A lot of buried feelings come up over the weekend for no apparent reason, which is annoying. They just all decide to start obsessing about Rachel and Noah’s relationship after having been cool with it for years, and then all the usual things come out of that: did Rachel pick the wrong man, is it worth staying in their current marriages if they still have feelings for each other, is the paternity of Rachel’s son in question, and so on and so forth. It’s such a boring, overdone storyline and Jones does not throw a single surprise into it. There’s nothing in this book that you can’t see from a million miles away, except maybe what the violent incident is going to be. (There’s never any question of who is going to do it, just what it is and when it’ll happen).
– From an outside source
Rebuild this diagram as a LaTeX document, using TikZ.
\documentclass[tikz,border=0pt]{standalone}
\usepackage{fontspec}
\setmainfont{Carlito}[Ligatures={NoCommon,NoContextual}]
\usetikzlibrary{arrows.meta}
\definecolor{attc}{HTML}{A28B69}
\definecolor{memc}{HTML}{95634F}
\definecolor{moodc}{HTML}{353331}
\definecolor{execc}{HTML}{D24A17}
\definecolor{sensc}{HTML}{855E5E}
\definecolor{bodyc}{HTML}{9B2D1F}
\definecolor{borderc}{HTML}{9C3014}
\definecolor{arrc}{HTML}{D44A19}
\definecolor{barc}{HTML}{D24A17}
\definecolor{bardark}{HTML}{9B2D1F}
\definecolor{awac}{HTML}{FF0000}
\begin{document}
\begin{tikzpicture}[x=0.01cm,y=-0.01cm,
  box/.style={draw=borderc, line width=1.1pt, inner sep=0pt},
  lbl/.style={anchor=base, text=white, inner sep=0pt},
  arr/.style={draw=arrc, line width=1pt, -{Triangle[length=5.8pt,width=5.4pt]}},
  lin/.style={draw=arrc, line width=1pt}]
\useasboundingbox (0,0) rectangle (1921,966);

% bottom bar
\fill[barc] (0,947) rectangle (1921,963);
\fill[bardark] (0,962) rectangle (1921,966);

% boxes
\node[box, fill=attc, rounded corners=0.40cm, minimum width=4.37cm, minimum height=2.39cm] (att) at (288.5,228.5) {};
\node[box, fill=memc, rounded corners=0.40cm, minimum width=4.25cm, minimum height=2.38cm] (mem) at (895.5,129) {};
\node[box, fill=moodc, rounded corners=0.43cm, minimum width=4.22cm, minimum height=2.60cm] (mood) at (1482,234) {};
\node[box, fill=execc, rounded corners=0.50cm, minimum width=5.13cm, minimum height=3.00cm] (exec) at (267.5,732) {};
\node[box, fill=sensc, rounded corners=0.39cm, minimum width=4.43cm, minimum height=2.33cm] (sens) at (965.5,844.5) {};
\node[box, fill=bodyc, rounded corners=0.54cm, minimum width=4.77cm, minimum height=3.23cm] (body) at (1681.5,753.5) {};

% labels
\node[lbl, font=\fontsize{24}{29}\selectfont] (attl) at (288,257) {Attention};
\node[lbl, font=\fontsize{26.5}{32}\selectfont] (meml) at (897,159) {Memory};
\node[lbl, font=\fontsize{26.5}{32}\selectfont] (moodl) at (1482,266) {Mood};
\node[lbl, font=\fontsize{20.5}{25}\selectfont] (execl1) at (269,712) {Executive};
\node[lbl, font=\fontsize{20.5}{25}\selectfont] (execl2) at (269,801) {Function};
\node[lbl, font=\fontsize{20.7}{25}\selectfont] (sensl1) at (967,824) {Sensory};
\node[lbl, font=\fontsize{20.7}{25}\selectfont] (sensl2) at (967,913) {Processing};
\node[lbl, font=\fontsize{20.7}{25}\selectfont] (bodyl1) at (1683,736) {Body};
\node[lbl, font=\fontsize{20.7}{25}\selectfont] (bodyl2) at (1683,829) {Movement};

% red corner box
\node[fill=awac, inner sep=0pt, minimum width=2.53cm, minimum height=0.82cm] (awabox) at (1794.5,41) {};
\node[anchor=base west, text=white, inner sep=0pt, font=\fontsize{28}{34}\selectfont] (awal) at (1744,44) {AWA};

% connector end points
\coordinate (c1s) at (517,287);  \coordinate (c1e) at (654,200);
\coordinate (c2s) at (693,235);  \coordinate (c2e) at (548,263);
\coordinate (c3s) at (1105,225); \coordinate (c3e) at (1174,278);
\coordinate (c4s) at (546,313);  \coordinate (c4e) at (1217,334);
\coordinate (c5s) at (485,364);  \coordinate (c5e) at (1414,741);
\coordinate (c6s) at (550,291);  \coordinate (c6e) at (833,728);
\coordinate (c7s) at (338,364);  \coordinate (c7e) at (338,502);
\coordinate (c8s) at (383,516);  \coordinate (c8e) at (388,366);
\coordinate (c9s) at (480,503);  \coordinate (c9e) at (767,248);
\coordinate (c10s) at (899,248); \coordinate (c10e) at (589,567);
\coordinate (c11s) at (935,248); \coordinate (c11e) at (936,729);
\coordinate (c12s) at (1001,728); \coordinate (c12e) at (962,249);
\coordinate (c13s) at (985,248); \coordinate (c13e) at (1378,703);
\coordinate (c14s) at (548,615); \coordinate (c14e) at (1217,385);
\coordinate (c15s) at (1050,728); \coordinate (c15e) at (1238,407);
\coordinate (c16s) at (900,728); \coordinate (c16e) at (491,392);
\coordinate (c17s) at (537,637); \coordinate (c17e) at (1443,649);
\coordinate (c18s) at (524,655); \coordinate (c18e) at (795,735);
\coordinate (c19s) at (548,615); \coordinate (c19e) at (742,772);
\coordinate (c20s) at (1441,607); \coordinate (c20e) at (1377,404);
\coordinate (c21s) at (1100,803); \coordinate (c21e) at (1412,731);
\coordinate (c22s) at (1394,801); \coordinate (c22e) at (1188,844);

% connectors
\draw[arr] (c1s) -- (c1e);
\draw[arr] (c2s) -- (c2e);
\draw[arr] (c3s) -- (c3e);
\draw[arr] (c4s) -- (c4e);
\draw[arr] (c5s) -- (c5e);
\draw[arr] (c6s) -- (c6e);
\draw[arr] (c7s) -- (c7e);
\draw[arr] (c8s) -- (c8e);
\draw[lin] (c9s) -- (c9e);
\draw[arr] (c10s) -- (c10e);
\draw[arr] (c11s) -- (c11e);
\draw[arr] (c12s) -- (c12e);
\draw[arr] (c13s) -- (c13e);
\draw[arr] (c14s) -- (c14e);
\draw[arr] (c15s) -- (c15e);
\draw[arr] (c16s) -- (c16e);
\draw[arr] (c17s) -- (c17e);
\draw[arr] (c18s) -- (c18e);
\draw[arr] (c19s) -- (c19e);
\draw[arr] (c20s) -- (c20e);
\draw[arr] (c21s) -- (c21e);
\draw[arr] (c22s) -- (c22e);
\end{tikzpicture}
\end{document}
There’s so little substance in this novel. I saw a goodreads review that said it could/should have been a short story and I heartily concur.

The Guilt Trip is a swing and a miss for me. The characters are thinly drawn but immensely unlikeable. The twists are predictable, not because they’re badly written but because Jones took the most obvious direction every single time. I felt like I was reading the same few points (“Ali is a liar,” “Rachel and Noah slept together once,” “Rachel thinks Ali is sexually harassing Jack,” “Jack hates Ali,” “No one can tell Will anything about their suspicions because a ruined wedding is worse than a terrible marriage” (which is a hot take, to put it lightly)) over and over and over again, with no new information or angles ever revealed.

The Guilt Trip isn’t necessarily a bad book. It’s just award-winningly bland. There is absolutely nothing new or exciting in it, in either a good way or a bad way.

What’s next?

Want a light mystery that’s more about the interpersonal drama? Liane Moriarty is a great writer for that. Most people would probably suggest Big Little Lies, as that’s her best-known novel, but I’m going to recommend The Husband’s Secret. It was the first Moriarty novel I read, and it’s still my favorite. Big Little Lies is great, though.

Looking for an unreliable narrator in a terrifyingly twisty mystery? As I mentioned above, Gone Girl and The Girl on the Train are hugely popular for a reason.

The Guest List by Lucy Foley has a similar premise to The Guilt Trip, but is far more highly regarded. I’ve not read it yet, but since so many people are saying that The Guilt Trip is trying to be The Guest List, I feel warranted in including it here.

Interested in a book about an older woman who is entertaining doubts about her choice of husband? Both Wife 22 by Melanie Gideon and Landline by Rainbow Rowell do a better job of bringing nuance to that scenario.

If you actually liked the cringey affair-with-my-childhood-bestie-and-also-there’s-trauma, you might like The Paper Palace by Miranda Cowley Heller. I hated it, but if you’re a fan of affairs and pseudo-mysteries, you might give it a try. It has the same ‘men and women can’t be friends’ thing going on.

If you want to read a book about an affair that’s actually good, I recommend going back to the classics like Tolstoy’s Anna Karenina. This wasn’t always a stale plotline, and the greats can actually do something with it.

This is my first Sandie Jones book, but from everything I’ve heard it’s one of her worst. People tend to prefer The Other Woman, so maybe try that.